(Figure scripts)
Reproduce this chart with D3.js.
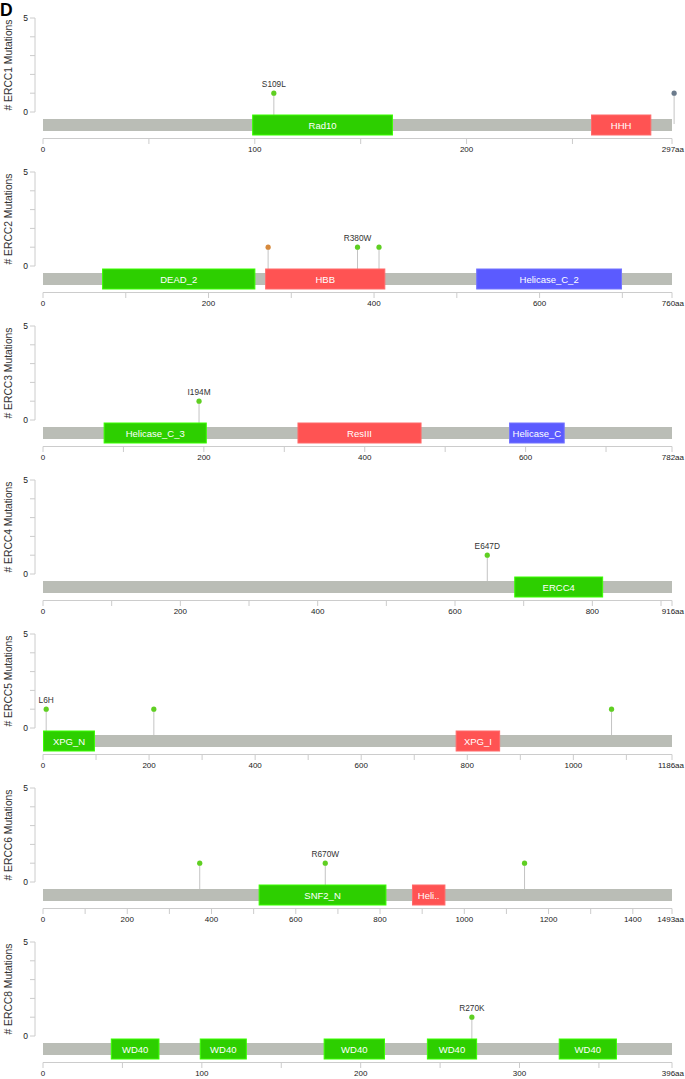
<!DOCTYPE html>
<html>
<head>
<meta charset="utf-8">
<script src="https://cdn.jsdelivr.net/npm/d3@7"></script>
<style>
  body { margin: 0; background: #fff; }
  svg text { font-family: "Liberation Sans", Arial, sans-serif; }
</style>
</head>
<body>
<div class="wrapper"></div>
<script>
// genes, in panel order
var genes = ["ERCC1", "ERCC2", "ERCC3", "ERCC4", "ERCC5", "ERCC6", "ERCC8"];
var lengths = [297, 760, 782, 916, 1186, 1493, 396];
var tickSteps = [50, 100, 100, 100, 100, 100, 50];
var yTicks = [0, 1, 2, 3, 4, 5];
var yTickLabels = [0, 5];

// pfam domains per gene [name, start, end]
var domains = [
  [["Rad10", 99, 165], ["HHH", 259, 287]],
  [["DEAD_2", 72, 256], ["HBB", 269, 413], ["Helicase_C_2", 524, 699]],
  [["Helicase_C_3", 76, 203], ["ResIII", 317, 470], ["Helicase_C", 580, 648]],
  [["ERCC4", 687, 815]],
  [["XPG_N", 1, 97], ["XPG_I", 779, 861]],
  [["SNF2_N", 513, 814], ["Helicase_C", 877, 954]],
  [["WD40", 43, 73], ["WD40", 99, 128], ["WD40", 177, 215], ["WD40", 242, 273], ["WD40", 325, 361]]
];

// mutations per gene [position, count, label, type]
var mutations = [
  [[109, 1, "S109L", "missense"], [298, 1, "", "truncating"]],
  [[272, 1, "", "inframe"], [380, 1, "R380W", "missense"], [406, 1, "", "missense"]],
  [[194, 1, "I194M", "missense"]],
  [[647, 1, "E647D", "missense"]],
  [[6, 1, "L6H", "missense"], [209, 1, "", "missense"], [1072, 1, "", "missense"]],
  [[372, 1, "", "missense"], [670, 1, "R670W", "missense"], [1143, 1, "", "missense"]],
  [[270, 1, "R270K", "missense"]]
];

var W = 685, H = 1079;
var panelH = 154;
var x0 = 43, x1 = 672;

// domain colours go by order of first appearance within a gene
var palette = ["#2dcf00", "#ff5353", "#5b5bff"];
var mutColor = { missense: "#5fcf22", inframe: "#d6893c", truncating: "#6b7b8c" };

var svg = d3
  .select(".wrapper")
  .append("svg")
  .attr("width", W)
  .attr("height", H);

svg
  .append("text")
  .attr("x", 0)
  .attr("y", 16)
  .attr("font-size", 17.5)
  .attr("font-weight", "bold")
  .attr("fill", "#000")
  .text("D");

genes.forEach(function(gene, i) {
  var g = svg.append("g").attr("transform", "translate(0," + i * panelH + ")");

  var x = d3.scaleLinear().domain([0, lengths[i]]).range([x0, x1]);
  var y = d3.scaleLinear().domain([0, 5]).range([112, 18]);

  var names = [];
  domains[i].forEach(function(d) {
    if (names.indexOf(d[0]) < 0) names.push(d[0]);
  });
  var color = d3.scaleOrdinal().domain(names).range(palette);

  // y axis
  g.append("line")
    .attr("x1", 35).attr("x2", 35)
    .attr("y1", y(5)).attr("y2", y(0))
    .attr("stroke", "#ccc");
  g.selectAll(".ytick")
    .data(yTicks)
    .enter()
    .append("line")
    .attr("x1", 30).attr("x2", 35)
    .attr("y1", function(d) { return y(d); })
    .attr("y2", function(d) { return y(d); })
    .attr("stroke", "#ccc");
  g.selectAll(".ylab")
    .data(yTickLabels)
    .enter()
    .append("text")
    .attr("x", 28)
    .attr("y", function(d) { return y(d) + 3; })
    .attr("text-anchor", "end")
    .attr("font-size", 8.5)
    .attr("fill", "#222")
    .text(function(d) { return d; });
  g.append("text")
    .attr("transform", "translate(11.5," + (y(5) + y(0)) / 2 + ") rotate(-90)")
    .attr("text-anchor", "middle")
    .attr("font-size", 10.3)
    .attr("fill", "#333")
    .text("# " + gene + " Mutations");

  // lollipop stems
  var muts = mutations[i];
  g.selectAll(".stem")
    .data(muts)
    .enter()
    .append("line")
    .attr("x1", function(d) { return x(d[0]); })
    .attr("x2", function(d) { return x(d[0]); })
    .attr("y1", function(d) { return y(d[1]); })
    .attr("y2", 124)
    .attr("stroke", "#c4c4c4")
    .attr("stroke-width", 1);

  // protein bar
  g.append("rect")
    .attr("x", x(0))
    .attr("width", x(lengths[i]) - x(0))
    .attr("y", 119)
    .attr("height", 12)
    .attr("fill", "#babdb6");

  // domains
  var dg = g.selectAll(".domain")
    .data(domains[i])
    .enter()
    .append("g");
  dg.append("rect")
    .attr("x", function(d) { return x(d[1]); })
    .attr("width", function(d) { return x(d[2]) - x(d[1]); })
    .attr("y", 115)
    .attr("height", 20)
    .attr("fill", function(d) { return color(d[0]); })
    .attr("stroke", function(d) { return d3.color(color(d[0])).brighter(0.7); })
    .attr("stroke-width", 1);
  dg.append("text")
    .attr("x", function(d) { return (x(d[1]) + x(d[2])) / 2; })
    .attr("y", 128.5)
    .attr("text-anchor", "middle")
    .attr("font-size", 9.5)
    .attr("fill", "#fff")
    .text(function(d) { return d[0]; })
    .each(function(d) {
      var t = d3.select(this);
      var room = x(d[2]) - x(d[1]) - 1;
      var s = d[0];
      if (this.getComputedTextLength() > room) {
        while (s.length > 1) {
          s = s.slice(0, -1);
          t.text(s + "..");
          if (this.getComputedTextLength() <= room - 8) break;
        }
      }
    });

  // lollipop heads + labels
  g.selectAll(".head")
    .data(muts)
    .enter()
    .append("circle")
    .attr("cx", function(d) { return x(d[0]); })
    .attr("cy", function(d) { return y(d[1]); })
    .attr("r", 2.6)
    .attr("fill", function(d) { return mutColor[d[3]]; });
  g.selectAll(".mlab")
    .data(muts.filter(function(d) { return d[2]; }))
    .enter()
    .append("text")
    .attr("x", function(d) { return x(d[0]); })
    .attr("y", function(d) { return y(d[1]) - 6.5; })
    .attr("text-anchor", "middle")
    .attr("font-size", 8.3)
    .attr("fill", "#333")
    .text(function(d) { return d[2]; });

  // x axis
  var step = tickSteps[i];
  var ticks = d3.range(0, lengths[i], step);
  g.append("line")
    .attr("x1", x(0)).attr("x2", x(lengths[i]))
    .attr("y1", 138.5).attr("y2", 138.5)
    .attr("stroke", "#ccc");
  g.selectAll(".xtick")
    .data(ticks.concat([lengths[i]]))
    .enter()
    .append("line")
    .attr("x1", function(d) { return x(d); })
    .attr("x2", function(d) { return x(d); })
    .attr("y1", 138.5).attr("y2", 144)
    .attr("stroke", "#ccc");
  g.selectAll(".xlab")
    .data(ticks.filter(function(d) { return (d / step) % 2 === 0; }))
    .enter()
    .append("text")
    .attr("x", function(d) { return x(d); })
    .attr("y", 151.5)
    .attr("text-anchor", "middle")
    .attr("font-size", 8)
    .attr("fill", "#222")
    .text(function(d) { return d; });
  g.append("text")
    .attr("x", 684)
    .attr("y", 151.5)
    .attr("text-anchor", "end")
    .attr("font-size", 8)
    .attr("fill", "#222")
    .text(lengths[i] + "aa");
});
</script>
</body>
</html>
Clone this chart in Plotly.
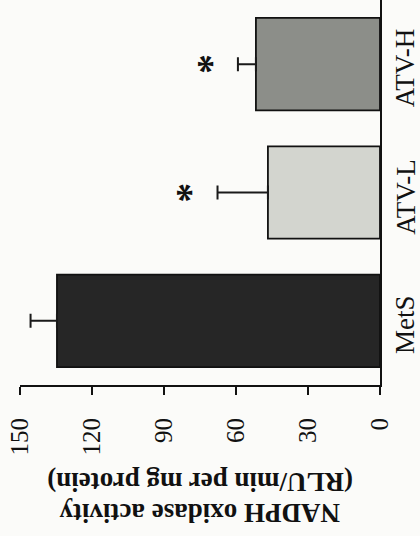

_Instructions for the task_. Identify each line of the material where the word "chart" shows up, and copy it.

_The reply_.
Reproduce this chart with D3.js.
Clone this chart in Plotly.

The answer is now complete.